Jimmie Rodgers and Clayton McMichen


Here's a photo (Click to enlarge) of Jimmie Rodgers and Clayton McMichen in Tupelo, Mississippi, in December 1929 that's displayed in the Country Music Hall of Fame.

By 1929, Jimmie Rodgers had experienced a meteoric rise from obscurity to stardom similar in many ways to the later experiences of Hank Williams and Elvis Presley. By summer he was making in excess of $1,000 a week in royalties.

On top of this, according to Rodgers, he made "$1,500 a week" playing the R-K-O’s Interstate Circuit tour and Loew’s vaudeville circuit. By 1929 he was a millionaire; he built a house in Kerrville Texas, bought a fancy new Buick, new clothes and had all the trappings of success.

So Jimmie was planning a some concerts during the winter of 1929. Who did he select to play fiddle? One of the best: Clayton McMichen.

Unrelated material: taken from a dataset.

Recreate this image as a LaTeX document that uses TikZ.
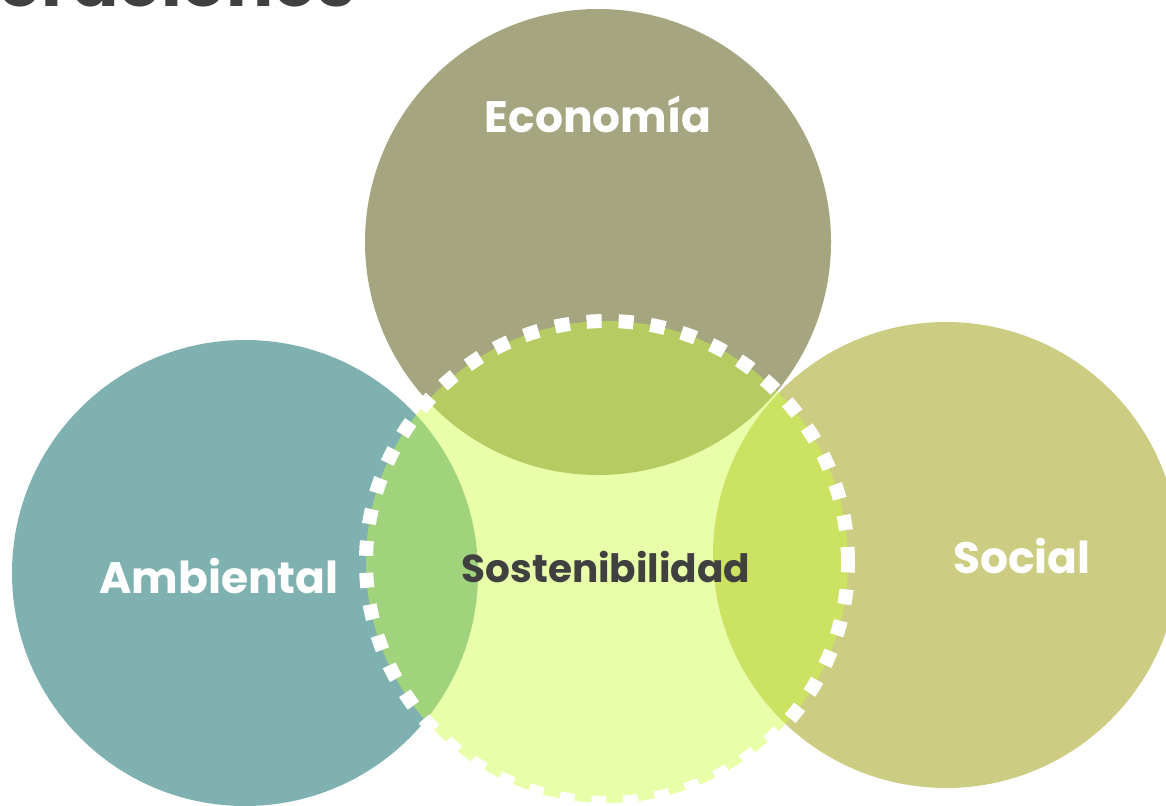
\documentclass[tikz,border=0pt]{standalone}
\usepackage{fontspec}
\setmainfont{Poppins}
\definecolor{econ}{RGB}{165,165,127}
\definecolor{amb}{RGB}{128,177,177}
\definecolor{soc}{RGB}{204,204,130}
\definecolor{cen}{RGB}{203,253,63}
\definecolor{dark}{RGB}{64,64,64}
\tikzset{
  bigcircle/.style={circle, minimum size=466pt, inner sep=0pt, draw=none},
  centercircle/.style={circle, minimum size=482pt, inner sep=0pt, fill=cen, fill opacity=0.45,
     draw=white, draw opacity=1, line width=14pt, dash pattern=on 15pt off 17pt},
  whitelabel/.style={text=white, font=\fontsize{44}{50}\selectfont\bfseries, inner sep=0pt, anchor=base},
  darklabel/.style={text=dark, font=\fontsize{39}{46}\selectfont\bfseries, inner sep=0pt, anchor=base},
}
\begin{document}
\begin{tikzpicture}[x=1pt,y=-1pt]
\useasboundingbox (0,0) rectangle (1166,805);
\clip (0,0) rectangle (1166,805);
\node[bigcircle, fill=econ] (eco) at (598,242) {};
\node[bigcircle, fill=amb] (amb) at (245,573) {};
\node[bigcircle, fill=soc] (soc) at (946,555) {};
\node[centercircle] (sos) at (607,562) {};
\node[whitelabel] (tEco) at (598,133) {Economía};
\node[whitelabel] (tAmb) at (219,593) {Ambiental};
\node[whitelabel] (tSoc) at (1022,573) {Social};
\node[darklabel] (tSos) at (606,582) {Sostenibilidad};
\node[text=dark, font=\fontsize{70}{76}\selectfont\bfseries, inner sep=0pt, anchor=base west] (title) at (-2,7) {eraciones};
\end{tikzpicture}
\end{document}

"Everybody knows McMichen" said a concert poster advertising a concert featuring Jimmie Rodgers and McMichen in Chattanooga which was part of Rodger's tour across the south and southwest. Rodgers considered Mac his "good pal" and in 1932 would call on Mac to help him with his recordings.

Cccording to the 1977 book, Jimmie The Kid: "Clayton McMichen, the Georgia fiddler, with whom Rodgers later recorded, claimed he introduced Rodgers to Ralph Peer in Atlanta in 1926 or 1927."

This claim seems unlikely for many reasons. We know from the two photographs of McMichen and Rodgers (the above dated Dec. 1929 and another dated 1930 that's clearly early in the year) and the Chattanooga concert poster that Mac was part of the winter tour. When they met is uncertain. According to the book Jimmie The Kid, Gid Tanner met Rodgers in Atlanta so it could be assumed Rodgers met Mac in Atlanta as well.